What is asked -
Extract the full listing verbatim and drop any pictures from your copy.
-- Start --
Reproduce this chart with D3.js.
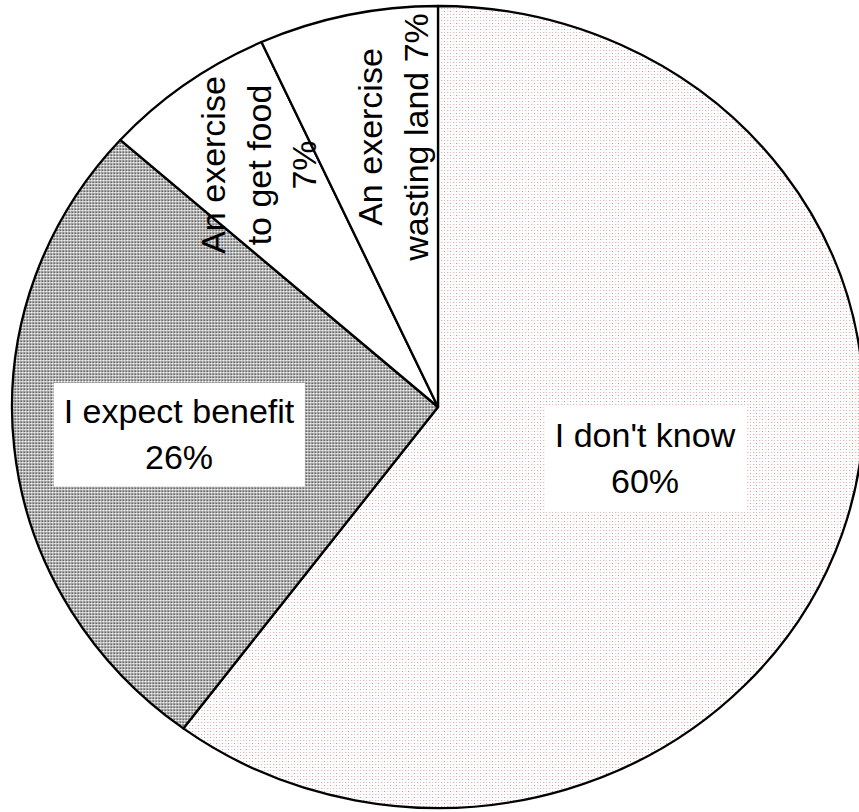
<!DOCTYPE html>
<html>
<head>
<meta charset="utf-8">
<script src="https://cdn.jsdelivr.net/npm/d3@7"></script>
<style>
  html, body { margin: 0; padding: 0; background: #fff; }
  svg { display: block; }
  text { font-family: "Liberation Sans", Arial, Helvetica, sans-serif; font-size: 34px; fill: #000; }
</style>
</head>
<body>
<svg id="chart" width="859" height="812"></svg>
<script>
// ---- data ----
const categories = ["I don't know", "I expect benefit", "An exercise to get food", "An exercise wasting land"];
const values = [60.2, 26.4, 6.6, 6.8];
const pctLabels = ["60%", "26%", "7%", "7%"];
// how each category label is broken into lines (pct appended as own line or to last line)
const labelLines = [
  ["I don't know"],
  ["I expect benefit"],
  ["An exercise", "to get food"],
  ["An exercise", "wasting land"]
];
const pctOnOwnLine = [true, true, true, false];

// ---- layout / style ----
const W = 859, H = 812;
const cx = 438, cy = 407, rx = 426, ry = 401;
const sx = rx / ry;
const lineH = 45.5;
const labelLayout = [
  { x: 645, y: 447, rot: 0, box: true },
  { x: 179, y: 423, rot: 0, box: true },
  { x: 225, y: 165, rot: -90, box: false },
  { x: 382, y: 137, rot: -90, box: false }
];
const fills = ["url(#patDots)", "url(#patGray)", "#ffffff", "#ffffff"];

const svg = d3.select("#chart");
const defs = svg.append("defs");

// dotted pinkish pattern
const pd = defs.append("pattern").attr("id", "patDots")
  .attr("patternUnits", "userSpaceOnUse").attr("width", 6).attr("height", 6)
  .attr("patternTransform", `scale(${1 / sx},1)`);
pd.append("rect").attr("width", 6).attr("height", 6).attr("fill", "#ffffff");
[[0, 0, "#c98c8c"], [3, 0, "#ecc4c4"], [0, 3, "#e6bcbc"], [3, 3, "#b88a8a"]].forEach(([x, y, c]) =>
  pd.append("rect").attr("x", x).attr("y", y).attr("width", 1).attr("height", 1)
    .attr("fill", c).attr("shape-rendering", "crispEdges"));

// dense gray pattern
const pg = defs.append("pattern").attr("id", "patGray")
  .attr("patternUnits", "userSpaceOnUse").attr("width", 3).attr("height", 3)
  .attr("patternTransform", `scale(${1 / sx},1)`);
const grayCells = [
  ["#5c5c5c", "#b4b4b4", "#8c8c8c"],
  ["#c8c8c8", "#f2f2f2", "#c0c0c0"],
  ["#8c8c8c", "#bcbcbc", "#9a9a9a"]
];
grayCells.forEach((row, y) => row.forEach((c, x) =>
  pg.append("rect").attr("x", x).attr("y", y).attr("width", 1).attr("height", 1)
    .attr("fill", c).attr("shape-rendering", "crispEdges")));

const data = categories.map((c, i) => ({ cat: c, v: values[i], i }));
const pie = d3.pie().sort(null).value(d => d.v);
const arcs = pie(data);
const arc = d3.arc().innerRadius(0).outerRadius(ry);

const g = svg.append("g").attr("transform", `translate(${cx},${cy}) scale(${sx},1)`);
g.selectAll("path.slice").data(arcs).join("path")
  .attr("class", "slice")
  .attr("d", arc)
  .attr("fill", d => fills[d.data.i])
  .attr("stroke", "#000")
  .attr("stroke-width", 2.3)
  .attr("stroke-linejoin", "round")
  .attr("vector-effect", "non-scaling-stroke");

// labels
const labG = svg.append("g");
arcs.forEach(a => {
  const i = a.data.i;
  const L = labelLayout[i];
  let lines = labelLines[i].slice();
  if (pctOnOwnLine[i]) lines.push(pctLabels[i]);
  else lines[lines.length - 1] = lines[lines.length - 1] + " " + pctLabels[i];
  const lg = labG.append("g").attr("transform", `translate(${L.x},${L.y}) rotate(${L.rot})`);
  const rect = lg.append("rect").attr("fill", "#fff");
  const t = lg.append("text").attr("text-anchor", "middle");
  lines.forEach((ln, k) => t.append("tspan").attr("x", 0).attr("y", k * lineH).text(ln));
  if (L.box) {
    const bb = t.node().getBBox();
    rect.attr("x", bb.x - 10).attr("y", bb.y - 9).attr("width", bb.width + 20).attr("height", bb.height + 20);
  } else {
    rect.remove();
  }
});
</script>
</body>
</html>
-- End --
Final answer -
Reproduce this chart with D3.js.
<!DOCTYPE html>
<html>
<head>
<meta charset="utf-8">
<script src="https://cdn.jsdelivr.net/npm/d3@7"></script>
<style>
  html, body { margin: 0; padding: 0; background: #fff; }
  svg { display: block; }
  text { font-family: "Liberation Sans", Arial, Helvetica, sans-serif; font-size: 34px; fill: #000; }
</style>
</head>
<body>
<svg id="chart" width="859" height="812"></svg>
<script>
// ---- data ----
const categories = ["I don't know", "I expect benefit", "An exercise to get food", "An exercise wasting land"];
const values = [60.2, 26.4, 6.6, 6.8];
const pctLabels = ["60%", "26%", "7%", "7%"];
// how each category label is broken into lines (pct appended as own line or to last line)
const labelLines = [
  ["I don't know"],
  ["I expect benefit"],
  ["An exercise", "to get food"],
  ["An exercise", "wasting land"]
];
const pctOnOwnLine = [true, true, true, false];

// ---- layout / style ----
const W = 859, H = 812;
const cx = 438, cy = 407, rx = 426, ry = 401;
const sx = rx / ry;
const lineH = 45.5;
const labelLayout = [
  { x: 645, y: 447, rot: 0, box: true },
  { x: 179, y: 423, rot: 0, box: true },
  { x: 225, y: 165, rot: -90, box: false },
  { x: 382, y: 137, rot: -90, box: false }
];
const fills = ["url(#patDots)", "url(#patGray)", "#ffffff", "#ffffff"];

const svg = d3.select("#chart");
const defs = svg.append("defs");

// dotted pinkish pattern
const pd = defs.append("pattern").attr("id", "patDots")
  .attr("patternUnits", "userSpaceOnUse").attr("width", 6).attr("height", 6)
  .attr("patternTransform", `scale(${1 / sx},1)`);
pd.append("rect").attr("width", 6).attr("height", 6).attr("fill", "#ffffff");
[[0, 0, "#c98c8c"], [3, 0, "#ecc4c4"], [0, 3, "#e6bcbc"], [3, 3, "#b88a8a"]].forEach(([x, y, c]) =>
  pd.append("rect").attr("x", x).attr("y", y).attr("width", 1).attr("height", 1)
    .attr("fill", c).attr("shape-rendering", "crispEdges"));

// dense gray pattern
const pg = defs.append("pattern").attr("id", "patGray")
  .attr("patternUnits", "userSpaceOnUse").attr("width", 3).attr("height", 3)
  .attr("patternTransform", `scale(${1 / sx},1)`);
const grayCells = [
  ["#5c5c5c", "#b4b4b4", "#8c8c8c"],
  ["#c8c8c8", "#f2f2f2", "#c0c0c0"],
  ["#8c8c8c", "#bcbcbc", "#9a9a9a"]
];
grayCells.forEach((row, y) => row.forEach((c, x) =>
  pg.append("rect").attr("x", x).attr("y", y).attr("width", 1).attr("height", 1)
    .attr("fill", c).attr("shape-rendering", "crispEdges")));

const data = categories.map((c, i) => ({ cat: c, v: values[i], i }));
const pie = d3.pie().sort(null).value(d => d.v);
const arcs = pie(data);
const arc = d3.arc().innerRadius(0).outerRadius(ry);

const g = svg.append("g").attr("transform", `translate(${cx},${cy}) scale(${sx},1)`);
g.selectAll("path.slice").data(arcs).join("path")
  .attr("class", "slice")
  .attr("d", arc)
  .attr("fill", d => fills[d.data.i])
  .attr("stroke", "#000")
  .attr("stroke-width", 2.3)
  .attr("stroke-linejoin", "round")
  .attr("vector-effect", "non-scaling-stroke");

// labels
const labG = svg.append("g");
arcs.forEach(a => {
  const i = a.data.i;
  const L = labelLayout[i];
  let lines = labelLines[i].slice();
  if (pctOnOwnLine[i]) lines.push(pctLabels[i]);
  else lines[lines.length - 1] = lines[lines.length - 1] + " " + pctLabels[i];
  const lg = labG.append("g").attr("transform", `translate(${L.x},${L.y}) rotate(${L.rot})`);
  const rect = lg.append("rect").attr("fill", "#fff");
  const t = lg.append("text").attr("text-anchor", "middle");
  lines.forEach((ln, k) => t.append("tspan").attr("x", 0).attr("y", k * lineH).text(ln));
  if (L.box) {
    const bb = t.node().getBBox();
    rect.attr("x", bb.x - 10).attr("y", bb.y - 9).attr("width", bb.width + 20).attr("height", bb.height + 20);
  } else {
    rect.remove();
  }
});
</script>
</body>
</html>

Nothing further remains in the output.